Keep only the lines where "that" appears.

______

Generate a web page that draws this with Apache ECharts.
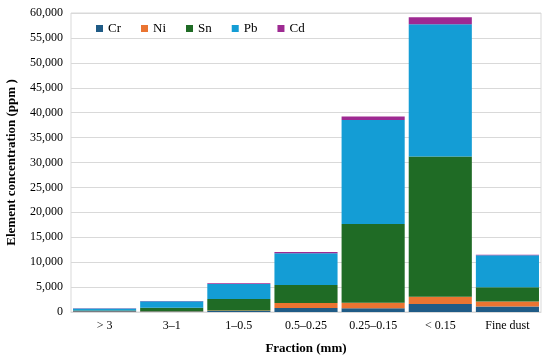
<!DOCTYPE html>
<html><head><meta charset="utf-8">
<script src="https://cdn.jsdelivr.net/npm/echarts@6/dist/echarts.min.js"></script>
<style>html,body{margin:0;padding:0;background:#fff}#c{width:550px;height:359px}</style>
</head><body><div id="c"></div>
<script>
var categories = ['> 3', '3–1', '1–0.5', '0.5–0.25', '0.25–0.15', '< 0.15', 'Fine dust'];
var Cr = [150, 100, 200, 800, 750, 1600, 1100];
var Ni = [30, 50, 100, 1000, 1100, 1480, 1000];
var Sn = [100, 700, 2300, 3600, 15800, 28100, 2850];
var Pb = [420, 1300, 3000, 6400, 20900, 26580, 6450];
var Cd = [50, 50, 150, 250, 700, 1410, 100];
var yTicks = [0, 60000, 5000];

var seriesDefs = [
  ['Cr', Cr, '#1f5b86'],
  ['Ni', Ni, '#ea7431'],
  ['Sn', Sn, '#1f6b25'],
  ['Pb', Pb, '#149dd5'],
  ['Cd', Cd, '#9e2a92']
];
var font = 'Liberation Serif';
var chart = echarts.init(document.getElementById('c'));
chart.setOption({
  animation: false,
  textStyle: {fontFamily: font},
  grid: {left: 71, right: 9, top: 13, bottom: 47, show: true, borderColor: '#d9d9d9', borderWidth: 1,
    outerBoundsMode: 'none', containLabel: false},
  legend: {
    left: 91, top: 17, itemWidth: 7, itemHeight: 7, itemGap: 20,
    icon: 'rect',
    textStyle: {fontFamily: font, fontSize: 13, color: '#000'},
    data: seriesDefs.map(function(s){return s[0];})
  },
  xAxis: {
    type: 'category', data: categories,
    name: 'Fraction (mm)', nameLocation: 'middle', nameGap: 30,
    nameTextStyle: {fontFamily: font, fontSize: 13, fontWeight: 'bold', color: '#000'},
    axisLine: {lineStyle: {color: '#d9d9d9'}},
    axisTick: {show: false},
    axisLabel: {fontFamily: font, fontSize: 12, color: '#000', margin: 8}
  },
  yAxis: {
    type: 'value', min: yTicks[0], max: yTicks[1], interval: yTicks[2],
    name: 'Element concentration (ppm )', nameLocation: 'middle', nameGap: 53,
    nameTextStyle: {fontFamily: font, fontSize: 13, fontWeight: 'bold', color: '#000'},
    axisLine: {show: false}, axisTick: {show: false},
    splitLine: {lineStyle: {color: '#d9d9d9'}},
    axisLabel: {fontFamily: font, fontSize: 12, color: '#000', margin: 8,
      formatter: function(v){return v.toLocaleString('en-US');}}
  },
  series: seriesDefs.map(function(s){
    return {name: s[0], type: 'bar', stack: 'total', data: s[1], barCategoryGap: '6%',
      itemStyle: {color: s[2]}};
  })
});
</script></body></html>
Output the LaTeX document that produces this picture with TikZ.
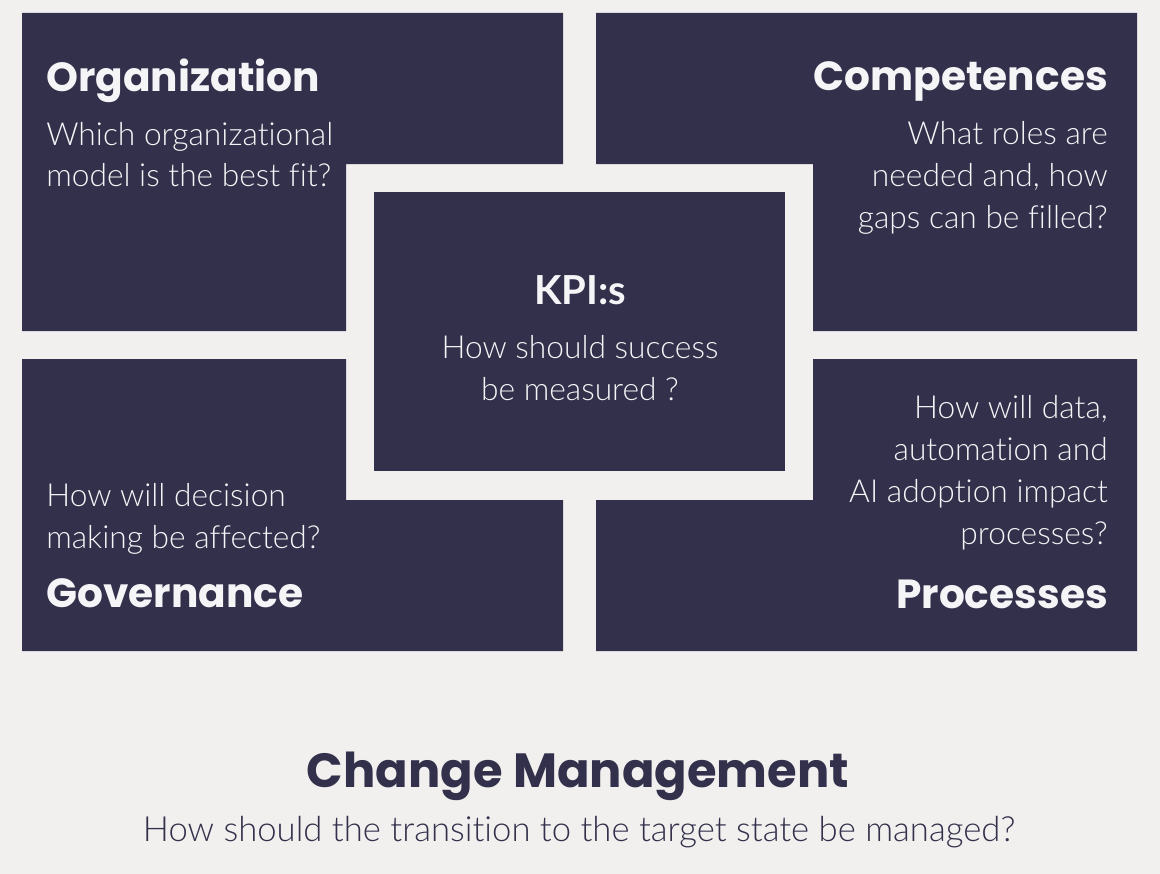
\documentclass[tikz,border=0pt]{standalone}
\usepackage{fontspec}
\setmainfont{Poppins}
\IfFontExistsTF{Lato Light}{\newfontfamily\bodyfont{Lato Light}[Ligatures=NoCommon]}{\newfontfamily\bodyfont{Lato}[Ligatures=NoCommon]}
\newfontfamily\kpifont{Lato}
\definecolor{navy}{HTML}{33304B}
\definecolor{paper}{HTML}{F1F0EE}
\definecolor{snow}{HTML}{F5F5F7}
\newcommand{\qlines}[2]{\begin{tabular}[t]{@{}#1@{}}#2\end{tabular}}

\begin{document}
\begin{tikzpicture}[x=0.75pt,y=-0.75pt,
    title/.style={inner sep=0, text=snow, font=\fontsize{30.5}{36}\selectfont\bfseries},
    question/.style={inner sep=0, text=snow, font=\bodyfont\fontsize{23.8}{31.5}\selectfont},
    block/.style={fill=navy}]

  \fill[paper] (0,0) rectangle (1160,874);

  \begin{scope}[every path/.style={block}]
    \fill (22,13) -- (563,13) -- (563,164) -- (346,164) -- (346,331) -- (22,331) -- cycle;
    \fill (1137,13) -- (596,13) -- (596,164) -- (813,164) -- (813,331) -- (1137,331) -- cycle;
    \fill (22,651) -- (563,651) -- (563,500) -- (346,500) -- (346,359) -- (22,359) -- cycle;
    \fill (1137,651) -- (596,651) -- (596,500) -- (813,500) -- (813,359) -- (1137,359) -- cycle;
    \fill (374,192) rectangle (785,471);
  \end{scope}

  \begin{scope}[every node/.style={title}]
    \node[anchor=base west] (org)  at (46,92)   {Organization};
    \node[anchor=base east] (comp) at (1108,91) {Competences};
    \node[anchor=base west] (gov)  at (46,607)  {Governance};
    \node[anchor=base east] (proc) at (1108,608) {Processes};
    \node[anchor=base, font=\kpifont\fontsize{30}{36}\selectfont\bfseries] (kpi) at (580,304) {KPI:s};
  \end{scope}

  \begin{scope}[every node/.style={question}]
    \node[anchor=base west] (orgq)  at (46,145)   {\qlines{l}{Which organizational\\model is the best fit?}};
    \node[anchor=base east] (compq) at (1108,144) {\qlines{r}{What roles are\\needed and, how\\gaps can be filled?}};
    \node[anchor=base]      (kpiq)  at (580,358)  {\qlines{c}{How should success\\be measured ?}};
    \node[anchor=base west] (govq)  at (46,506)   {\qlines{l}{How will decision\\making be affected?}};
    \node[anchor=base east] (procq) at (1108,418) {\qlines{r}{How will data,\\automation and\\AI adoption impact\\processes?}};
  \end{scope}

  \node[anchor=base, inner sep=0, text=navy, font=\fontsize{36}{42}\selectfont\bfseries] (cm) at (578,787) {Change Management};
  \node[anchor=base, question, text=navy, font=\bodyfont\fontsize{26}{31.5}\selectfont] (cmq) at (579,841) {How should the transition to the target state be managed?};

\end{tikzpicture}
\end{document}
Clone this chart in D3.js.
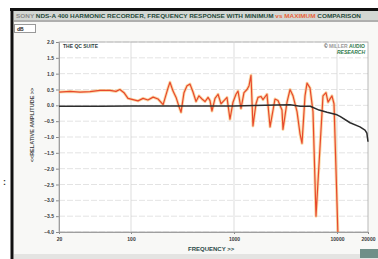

______

* Output *
Generate a web page that draws this with Apache ECharts.
Output the LaTeX document that produces this picture with TikZ.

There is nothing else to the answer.